If Bill Gates had been born a few years earlier, he would have graduated from college instead of writing programs in his parents’ garage in the 70’s. (Bill Gates, Steve Balmer, Steve Jobs, Paul Ellen were all born in mid 1930’s)
Example of most successful business tycoons in the 19th century reveals they were born in the 1830’s, which placed them in their mid 20’s at the time of America’s greatest transformation (1860’s and 70’s).

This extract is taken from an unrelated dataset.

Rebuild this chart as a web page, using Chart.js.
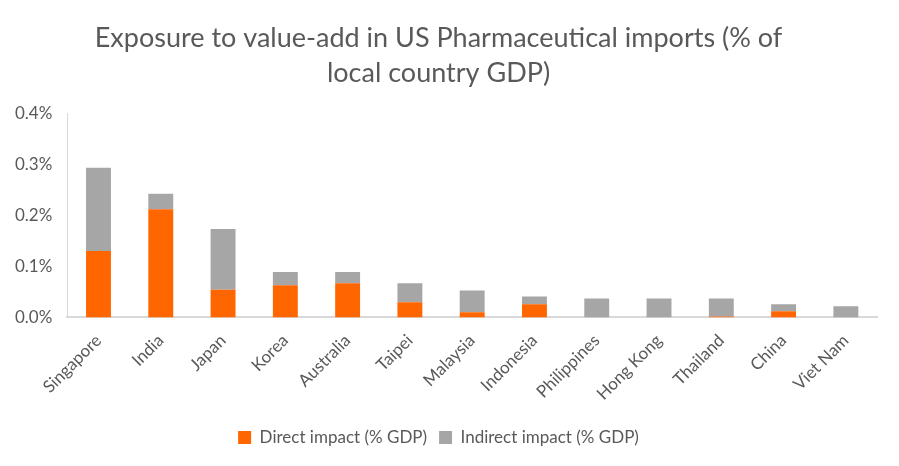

Chapter 3-5: the influence of family
Malcolm compares two high IQ individuals – Chis Langan with IQ of 195 and Robert Oppenhiemer with IQ of 140 (Einstien’s IQ was 150). Chris was born to a single mother with a series of abusive to drunken fathers. He got a scholarship but this was not renewed since the forms were not submitted. He was not able to get his point across to people that mattered, resulting in no college education. Robert on the other hand had supportive parents and he ended heading up USA’s A-bomb project – despite the fact that he tried to murder his professor earlier in college.
Malcolm refers to the Terman project where 1470 students across USA with IQ of over 140 were studied from childhood to middle age. The hypothesis was that these children will be hugely successful in life. As it turned out a fair proportion of these children were not successful in life. However, if these children were segmented in to status of their parents (low, middle and high), a significant proportion of the failures were in the lower class.
The other point Malcolm makes is that IQ beyond a certain level does not give any advantage. A person with IQ of 130 is as likely to succeed as a person with IQ of 180. It is not the level of IQ but what we do with the IQ that matters.
Children with supportive parents tend to cope better with the outside world.
The example of Joe Flam (a multi-billion dollar NY attorney) who came from a humble Jewish clothmaker immigrant family; parents were hard working immigrants who had experience in cloth industry back in Europe. When they came to NY, the garmet industry was exploding. They work hard and were successful and their children in turn becase professionals. The culture of hard work was imbibed in them. However, Joe was lucky – he practiced ‘hostile take-over’ law, which was not that big and big firms did not want to practice in this area. In the 70’s this branch of law took off and Joe was well placed to exploit this branch of law. (being jewish, not accepted in large white dominated law firms – which created this opportunity)
Demographic luck: being born in mid 30’s, low birth rate; more attention in classrooms, more jobs opportunities. (father Maurice Janklow not successful, but son hugely successful)
Chapter 6: legacy – where we come from shapes our instintive reactions
Southerners in USA – matter of honour; important for protecting herds vs. farmers
Plane crashes – Power distance index; determines the tone of conversation with superiors
Chapter 8: working in rice paddies
Chinese and orientals are good in maths because of the patience developed (in the rice paddy field) to crack a math problem. People are good in math not because of a inborn ability but because of their attitude. Attitude to work hard and perserve will develop math ability. Russia proverb (success depends on fate) vs. Chinese proverb (wake up before down 360 days and you will become rich)
Chapter 9: KIPP program in USA: long school hours; lesser summer breaks;
Chapter 10: A Jamaican story –
Hard work, luck of Daisy Nation; granny of Malcolm.